Figure 2 Conservative 2015 vote share in the BES post-election survey and actual results according to 2010 Conservative and Labour shares
We also find no evidence for another aspect of the Shy Tories theory. Several pollsters have suggested that placing the vote intention question later in a survey makes respondents more willing to admit that they plan to vote Conservative. In the first three waves of the BES we randomized the placement of the vote intention question to be either at the start of the survey or at the end after all other questions. We find that the question placement makes no difference to the proportion of respondents intending to vote Conservative. Taking these findings together, we are doubtful whether Shy Tories were a major contributor to the polling miss.

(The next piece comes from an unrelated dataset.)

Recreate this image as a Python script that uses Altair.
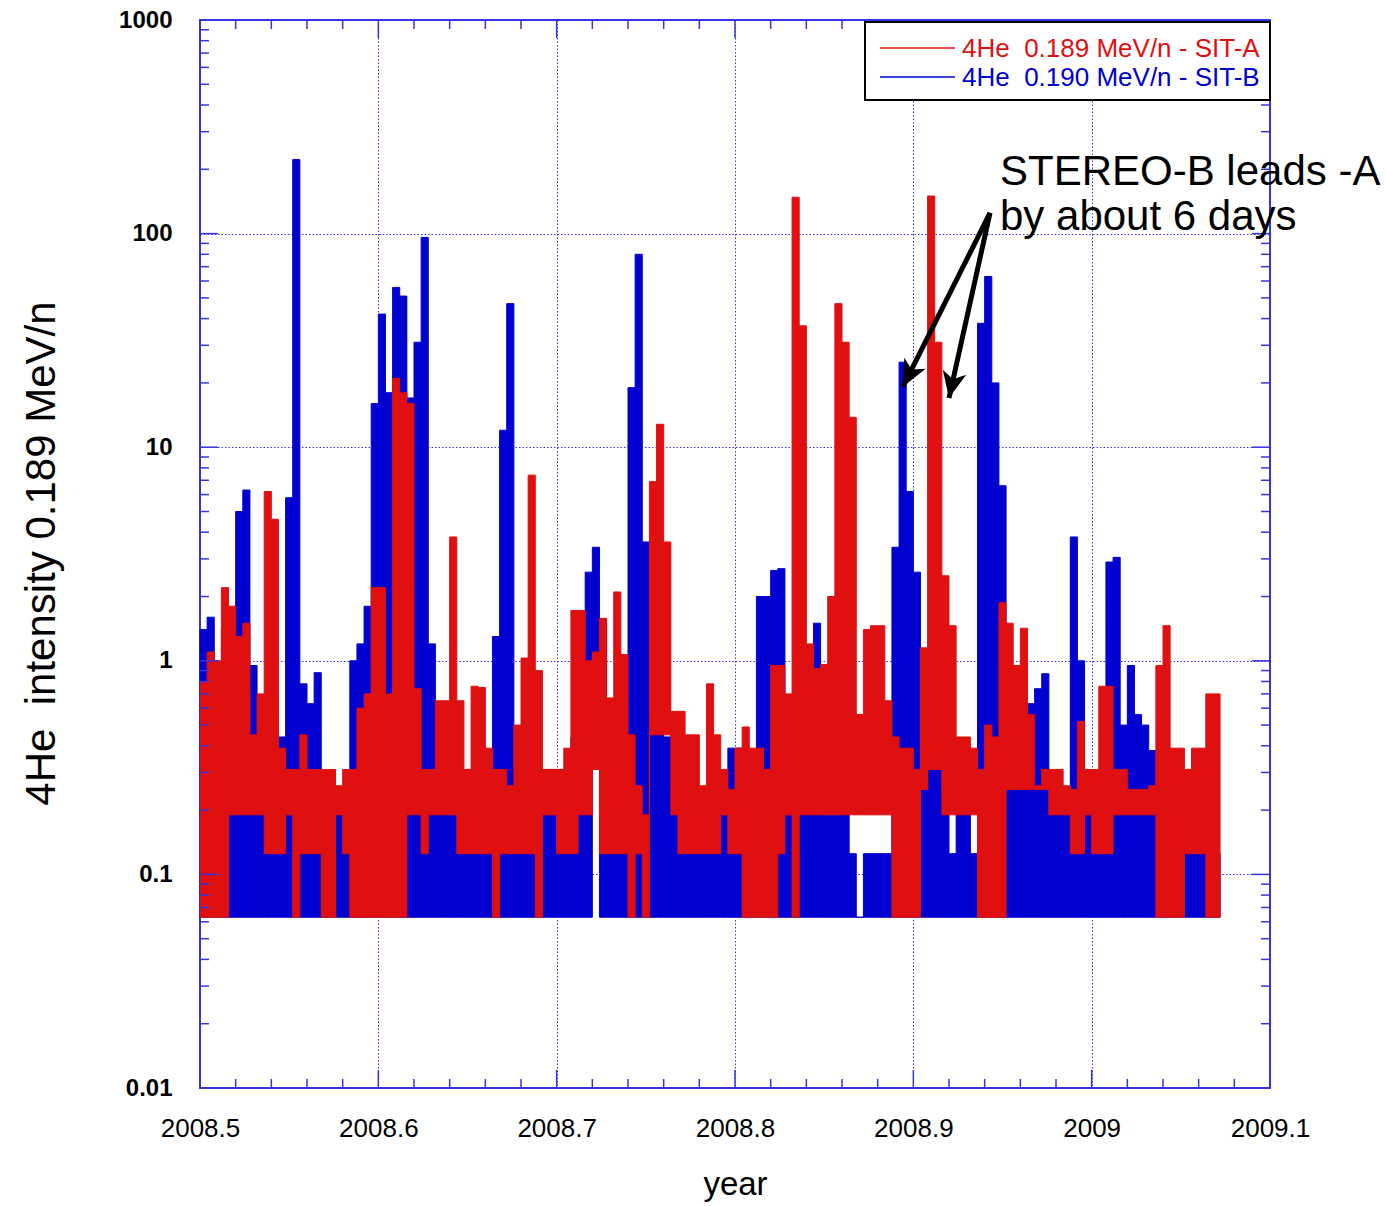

We also have more evidence about the representativeness of polling samples used before the election. One possible source of non-representativeness could be the groupings used for weighting by polling firms. For instance, in the graph below, we look at whether the age groupings used for weighting (both by YouGov and many other polling firms) hide variation within those groups (thanks to Helmut Platt for suggesting this possibility). The red line shows the lead in share of the vote that the Conservatives have over Labour by age. The vertical lines represent the breakpoints between the standard age bands used for weighting. The bars show the difference between the percentage of BES respondents of a particular age and the percentage of the 2011 population of the same age (e.g. positive bars mean that an age is over-represented in the BES).The most important deviation is the oldest age group, where younger (less Conservative leaning) respondents are overrepresented whilst older (more Conservative leaning) respondents are underrepresented. The net effect of this difference is to dampen the Conservative lead. This problem is even greater for the oldest respondents in the sample –those over age 80 make up 5.1% of the population, but only 0.5% of the BES. This evidence suggests there is some pro-Labour bias due to the age groupings used, but this might yet be cancelled out by other parts of the weighting scheme. We will need to examine all the weighting variables before we can draw conclusions about the contribution of non-representative samples to the polling miss.
Figure 3 Deviation in proportion of respondents of each age compared to census (left axis). Vertical lines designate the age boundaries of the weighting age groups. The red line is a LOWESS regression of Conservative-Labour lead against age among BES respondents in wave 6 (right axis).
There is also new evidence for the differential turnout theory. 91.6% of our respondents claim to have voted compared with 66.4% in Great Britain as a whole. While this partially reflects the fact that polling respondents tend to be more politically interested than the general population, we also have considerable evidence that respondents overstate their turnout: 20% of respondents in areas without local elections claim to have voted in them in 2015; 3-6% of respondents in the campaign wave claim to have voted by post before the postal ballots were actually issued and 46% of respondents who we could not verify as registered to vote in June 2014 claim to have voted in the 2014 European Elections. In all of these cases, the fibbers lean significantly more Labour than other respondents.
We look at the impact of overstated turnout more precisely by building a predictive model of turnout based on the validated vote in the 2010 BES face-to-face survey. The model accounts for a respondent’s stated likelihood of voting prior to the election, turnout in previous elections, their age, marital status, household income, unemployment and trade union membership, as well as several constituency factors, including the overall turnout in their constituency in the previous General Election. After accounting for these factors, we estimate that our respondents’ turnout is likely to have actually been around 73.4%. Importantly, we can look at how vote intention differs among respondents who have different predicted probabilities of voting. Figure 4 shows that the Labour lead among unlikely voters grew hugely between 2010 and 2015, suggesting that differential turnout is an important factor in explaining the polling miss: considerably fewer of those saying they were going to vote Labour are likely to have actually turned out to vote. Re-weighting our respondents according to their predicted probabilities of voting explains about 25% of the gap in the Conservative lead between the pre-campaign wave of our survey and the actual election results.
Figure 4 Predicted probability of pre-election vote intention by predicted turnout probability in 2010 and 2015. The white bars show the distribution of predicted turnout probability in each year. The shaded areas illustrate the size of the Labour-Conservative gap amongst those less likely to vote for each year.
The evidence in the BES suggests that the reason for the increased impact of differential turnout is not due to a change in the relative enthusiasm between Labour and Conservative supporters since 2010. 84% of Labour supporters in 2015 said that it was “very likely” that they would vote, compared to 86% of Conservative supporters, while in 2010 the figures were 87% and 90% respectively. Rather the data suggest that the increase in the turnout gap between Labour and the Conservatives can be explained by shifts in party support amongst those who are actually less likely to turnout to vote, even if they say they will. This evidence strongly suggests that differential turnout was a major factor in the polling miss.
If differential turnout is the primary cause of the polling problems, this is relatively good news for pollsters. It should be possible for pollsters to fix many of their by using turnout weighting that accounts for the wider set of factors we have identified.
Our analysis of the post-election BES data makes us much more sceptical about late swing, “don’t knows” and Shy Tories. By contrast, we are leaning strongly towards differential turnout as part of the explanation and think that it’s likely that sampling and weighting also played at least some role.